# Prompt
Leave out the pictures and reproduce all of the data exactly.

-*-*-

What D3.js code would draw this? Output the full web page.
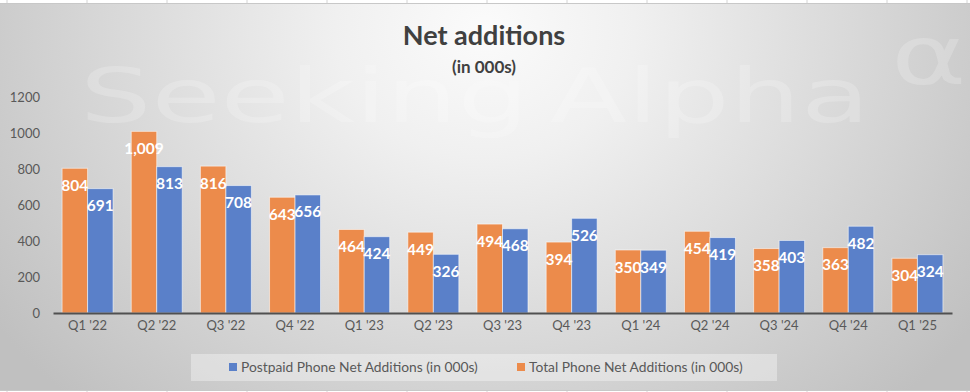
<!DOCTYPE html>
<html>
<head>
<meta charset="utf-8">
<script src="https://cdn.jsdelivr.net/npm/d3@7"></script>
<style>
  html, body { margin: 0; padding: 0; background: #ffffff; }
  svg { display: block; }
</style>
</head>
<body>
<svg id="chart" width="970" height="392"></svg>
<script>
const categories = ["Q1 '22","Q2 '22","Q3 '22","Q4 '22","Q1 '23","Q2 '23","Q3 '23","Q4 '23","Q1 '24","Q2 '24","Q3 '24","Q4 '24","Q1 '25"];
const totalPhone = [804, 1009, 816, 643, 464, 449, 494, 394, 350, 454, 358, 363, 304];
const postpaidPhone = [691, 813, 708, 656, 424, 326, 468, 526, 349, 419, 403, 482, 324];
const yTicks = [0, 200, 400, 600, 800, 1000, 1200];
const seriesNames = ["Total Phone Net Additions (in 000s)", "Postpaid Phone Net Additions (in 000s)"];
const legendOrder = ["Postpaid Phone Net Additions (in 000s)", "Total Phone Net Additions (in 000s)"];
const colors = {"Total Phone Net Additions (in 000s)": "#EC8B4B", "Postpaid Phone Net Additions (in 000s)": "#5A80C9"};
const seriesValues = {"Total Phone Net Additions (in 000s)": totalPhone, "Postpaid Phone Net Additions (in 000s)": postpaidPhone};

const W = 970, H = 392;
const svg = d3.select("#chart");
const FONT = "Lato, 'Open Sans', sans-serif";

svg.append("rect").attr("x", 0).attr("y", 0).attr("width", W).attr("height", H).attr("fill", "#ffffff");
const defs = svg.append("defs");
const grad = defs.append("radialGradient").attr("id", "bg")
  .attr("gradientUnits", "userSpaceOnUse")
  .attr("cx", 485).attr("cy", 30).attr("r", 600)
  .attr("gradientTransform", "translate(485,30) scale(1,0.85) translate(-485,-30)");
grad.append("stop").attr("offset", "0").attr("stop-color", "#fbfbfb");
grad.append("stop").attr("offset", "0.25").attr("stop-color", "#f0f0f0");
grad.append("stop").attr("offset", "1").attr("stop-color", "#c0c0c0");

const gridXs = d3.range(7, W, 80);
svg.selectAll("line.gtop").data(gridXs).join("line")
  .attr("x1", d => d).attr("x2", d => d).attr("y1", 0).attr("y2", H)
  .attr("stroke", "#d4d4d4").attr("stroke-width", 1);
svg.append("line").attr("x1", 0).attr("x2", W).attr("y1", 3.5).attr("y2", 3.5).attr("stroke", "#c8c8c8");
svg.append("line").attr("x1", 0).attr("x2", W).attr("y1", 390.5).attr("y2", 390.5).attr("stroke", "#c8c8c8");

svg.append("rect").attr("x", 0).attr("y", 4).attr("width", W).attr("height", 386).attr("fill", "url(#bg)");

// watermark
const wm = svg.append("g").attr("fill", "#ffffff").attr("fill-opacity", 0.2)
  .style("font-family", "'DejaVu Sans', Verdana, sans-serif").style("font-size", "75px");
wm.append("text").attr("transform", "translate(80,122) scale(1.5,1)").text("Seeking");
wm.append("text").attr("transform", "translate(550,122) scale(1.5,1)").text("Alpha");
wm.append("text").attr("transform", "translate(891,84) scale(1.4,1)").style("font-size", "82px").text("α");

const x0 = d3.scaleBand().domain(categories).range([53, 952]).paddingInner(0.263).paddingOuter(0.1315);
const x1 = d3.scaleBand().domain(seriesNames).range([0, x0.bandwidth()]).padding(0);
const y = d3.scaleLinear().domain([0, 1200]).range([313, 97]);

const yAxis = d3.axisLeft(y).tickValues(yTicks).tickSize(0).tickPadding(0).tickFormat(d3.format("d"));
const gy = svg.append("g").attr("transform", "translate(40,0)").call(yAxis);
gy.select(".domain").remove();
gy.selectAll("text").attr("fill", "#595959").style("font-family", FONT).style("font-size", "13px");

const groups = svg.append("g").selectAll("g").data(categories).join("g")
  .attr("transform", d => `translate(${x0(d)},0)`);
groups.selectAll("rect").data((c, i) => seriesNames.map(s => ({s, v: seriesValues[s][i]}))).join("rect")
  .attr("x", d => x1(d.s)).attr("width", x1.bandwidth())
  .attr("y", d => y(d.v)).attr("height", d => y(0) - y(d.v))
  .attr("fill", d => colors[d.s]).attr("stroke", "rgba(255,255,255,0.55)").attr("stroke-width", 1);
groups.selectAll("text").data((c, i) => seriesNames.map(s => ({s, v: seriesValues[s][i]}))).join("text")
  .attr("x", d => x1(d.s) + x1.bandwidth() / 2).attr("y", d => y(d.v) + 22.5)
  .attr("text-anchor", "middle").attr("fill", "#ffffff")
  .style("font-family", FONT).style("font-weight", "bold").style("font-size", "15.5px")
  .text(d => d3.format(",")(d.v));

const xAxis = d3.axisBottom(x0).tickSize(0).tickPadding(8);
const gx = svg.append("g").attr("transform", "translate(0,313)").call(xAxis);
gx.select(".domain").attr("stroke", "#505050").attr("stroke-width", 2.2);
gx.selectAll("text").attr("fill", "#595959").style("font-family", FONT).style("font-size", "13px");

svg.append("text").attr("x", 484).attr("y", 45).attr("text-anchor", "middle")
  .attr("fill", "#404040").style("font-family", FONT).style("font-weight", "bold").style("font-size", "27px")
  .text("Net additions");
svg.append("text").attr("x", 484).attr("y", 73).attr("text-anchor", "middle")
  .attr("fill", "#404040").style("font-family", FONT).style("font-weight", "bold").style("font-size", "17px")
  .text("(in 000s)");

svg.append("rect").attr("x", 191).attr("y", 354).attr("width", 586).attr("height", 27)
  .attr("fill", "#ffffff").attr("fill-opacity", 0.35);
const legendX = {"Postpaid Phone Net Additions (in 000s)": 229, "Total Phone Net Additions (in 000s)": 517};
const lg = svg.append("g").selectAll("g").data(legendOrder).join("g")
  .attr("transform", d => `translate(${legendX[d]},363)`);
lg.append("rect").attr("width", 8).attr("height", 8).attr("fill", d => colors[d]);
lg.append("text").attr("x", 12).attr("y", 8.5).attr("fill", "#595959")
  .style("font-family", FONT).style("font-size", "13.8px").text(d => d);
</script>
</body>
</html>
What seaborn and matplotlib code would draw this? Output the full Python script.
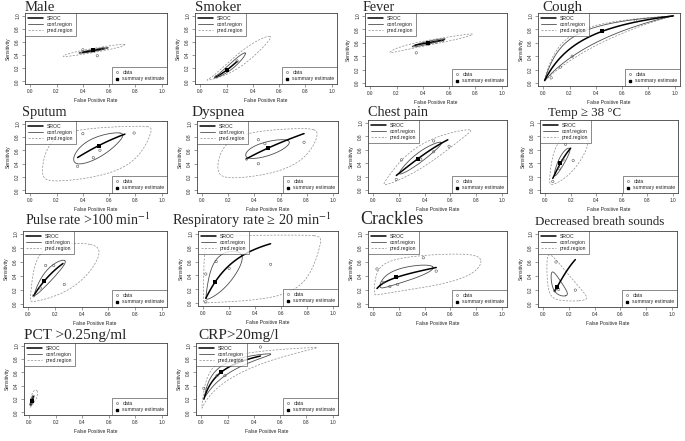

-*-*-

# Response for this exercise
What D3.js code would draw this? Output the full web page.
<!DOCTYPE html>
<html>
<head>
<meta charset="utf-8">
<script src="https://cdn.jsdelivr.net/npm/d3@7"></script>
<style>
  html, body { margin: 0; padding: 0; background: #ffffff; }
  svg { display: block; }
</style>
</head>
<body>
<svg id="chart" width="970" height="392"></svg>
<script>
const categories = ["Q1 '22","Q2 '22","Q3 '22","Q4 '22","Q1 '23","Q2 '23","Q3 '23","Q4 '23","Q1 '24","Q2 '24","Q3 '24","Q4 '24","Q1 '25"];
const totalPhone = [804, 1009, 816, 643, 464, 449, 494, 394, 350, 454, 358, 363, 304];
const postpaidPhone = [691, 813, 708, 656, 424, 326, 468, 526, 349, 419, 403, 482, 324];
const yTicks = [0, 200, 400, 600, 800, 1000, 1200];
const seriesNames = ["Total Phone Net Additions (in 000s)", "Postpaid Phone Net Additions (in 000s)"];
const legendOrder = ["Postpaid Phone Net Additions (in 000s)", "Total Phone Net Additions (in 000s)"];
const colors = {"Total Phone Net Additions (in 000s)": "#EC8B4B", "Postpaid Phone Net Additions (in 000s)": "#5A80C9"};
const seriesValues = {"Total Phone Net Additions (in 000s)": totalPhone, "Postpaid Phone Net Additions (in 000s)": postpaidPhone};

const W = 970, H = 392;
const svg = d3.select("#chart");
const FONT = "Lato, 'Open Sans', sans-serif";

svg.append("rect").attr("x", 0).attr("y", 0).attr("width", W).attr("height", H).attr("fill", "#ffffff");
const defs = svg.append("defs");
const grad = defs.append("radialGradient").attr("id", "bg")
  .attr("gradientUnits", "userSpaceOnUse")
  .attr("cx", 485).attr("cy", 30).attr("r", 600)
  .attr("gradientTransform", "translate(485,30) scale(1,0.85) translate(-485,-30)");
grad.append("stop").attr("offset", "0").attr("stop-color", "#fbfbfb");
grad.append("stop").attr("offset", "0.25").attr("stop-color", "#f0f0f0");
grad.append("stop").attr("offset", "1").attr("stop-color", "#c0c0c0");

const gridXs = d3.range(7, W, 80);
svg.selectAll("line.gtop").data(gridXs).join("line")
  .attr("x1", d => d).attr("x2", d => d).attr("y1", 0).attr("y2", H)
  .attr("stroke", "#d4d4d4").attr("stroke-width", 1);
svg.append("line").attr("x1", 0).attr("x2", W).attr("y1", 3.5).attr("y2", 3.5).attr("stroke", "#c8c8c8");
svg.append("line").attr("x1", 0).attr("x2", W).attr("y1", 390.5).attr("y2", 390.5).attr("stroke", "#c8c8c8");

svg.append("rect").attr("x", 0).attr("y", 4).attr("width", W).attr("height", 386).attr("fill", "url(#bg)");

// watermark
const wm = svg.append("g").attr("fill", "#ffffff").attr("fill-opacity", 0.2)
  .style("font-family", "'DejaVu Sans', Verdana, sans-serif").style("font-size", "75px");
wm.append("text").attr("transform", "translate(80,122) scale(1.5,1)").text("Seeking");
wm.append("text").attr("transform", "translate(550,122) scale(1.5,1)").text("Alpha");
wm.append("text").attr("transform", "translate(891,84) scale(1.4,1)").style("font-size", "82px").text("α");

const x0 = d3.scaleBand().domain(categories).range([53, 952]).paddingInner(0.263).paddingOuter(0.1315);
const x1 = d3.scaleBand().domain(seriesNames).range([0, x0.bandwidth()]).padding(0);
const y = d3.scaleLinear().domain([0, 1200]).range([313, 97]);

const yAxis = d3.axisLeft(y).tickValues(yTicks).tickSize(0).tickPadding(0).tickFormat(d3.format("d"));
const gy = svg.append("g").attr("transform", "translate(40,0)").call(yAxis);
gy.select(".domain").remove();
gy.selectAll("text").attr("fill", "#595959").style("font-family", FONT).style("font-size", "13px");

const groups = svg.append("g").selectAll("g").data(categories).join("g")
  .attr("transform", d => `translate(${x0(d)},0)`);
groups.selectAll("rect").data((c, i) => seriesNames.map(s => ({s, v: seriesValues[s][i]}))).join("rect")
  .attr("x", d => x1(d.s)).attr("width", x1.bandwidth())
  .attr("y", d => y(d.v)).attr("height", d => y(0) - y(d.v))
  .attr("fill", d => colors[d.s]).attr("stroke", "rgba(255,255,255,0.55)").attr("stroke-width", 1);
groups.selectAll("text").data((c, i) => seriesNames.map(s => ({s, v: seriesValues[s][i]}))).join("text")
  .attr("x", d => x1(d.s) + x1.bandwidth() / 2).attr("y", d => y(d.v) + 22.5)
  .attr("text-anchor", "middle").attr("fill", "#ffffff")
  .style("font-family", FONT).style("font-weight", "bold").style("font-size", "15.5px")
  .text(d => d3.format(",")(d.v));

const xAxis = d3.axisBottom(x0).tickSize(0).tickPadding(8);
const gx = svg.append("g").attr("transform", "translate(0,313)").call(xAxis);
gx.select(".domain").attr("stroke", "#505050").attr("stroke-width", 2.2);
gx.selectAll("text").attr("fill", "#595959").style("font-family", FONT).style("font-size", "13px");

svg.append("text").attr("x", 484).attr("y", 45).attr("text-anchor", "middle")
  .attr("fill", "#404040").style("font-family", FONT).style("font-weight", "bold").style("font-size", "27px")
  .text("Net additions");
svg.append("text").attr("x", 484).attr("y", 73).attr("text-anchor", "middle")
  .attr("fill", "#404040").style("font-family", FONT).style("font-weight", "bold").style("font-size", "17px")
  .text("(in 000s)");

svg.append("rect").attr("x", 191).attr("y", 354).attr("width", 586).attr("height", 27)
  .attr("fill", "#ffffff").attr("fill-opacity", 0.35);
const legendX = {"Postpaid Phone Net Additions (in 000s)": 229, "Total Phone Net Additions (in 000s)": 517};
const lg = svg.append("g").selectAll("g").data(legendOrder).join("g")
  .attr("transform", d => `translate(${legendX[d]},363)`);
lg.append("rect").attr("width", 8).attr("height", 8).attr("fill", d => colors[d]);
lg.append("text").attr("x", 12).attr("y", 8.5).attr("fill", "#595959")
  .style("font-family", FONT).style("font-size", "13.8px").text(d => d);
</script>
</body>
</html>
What seaborn and matplotlib code would draw this? Output the full Python script.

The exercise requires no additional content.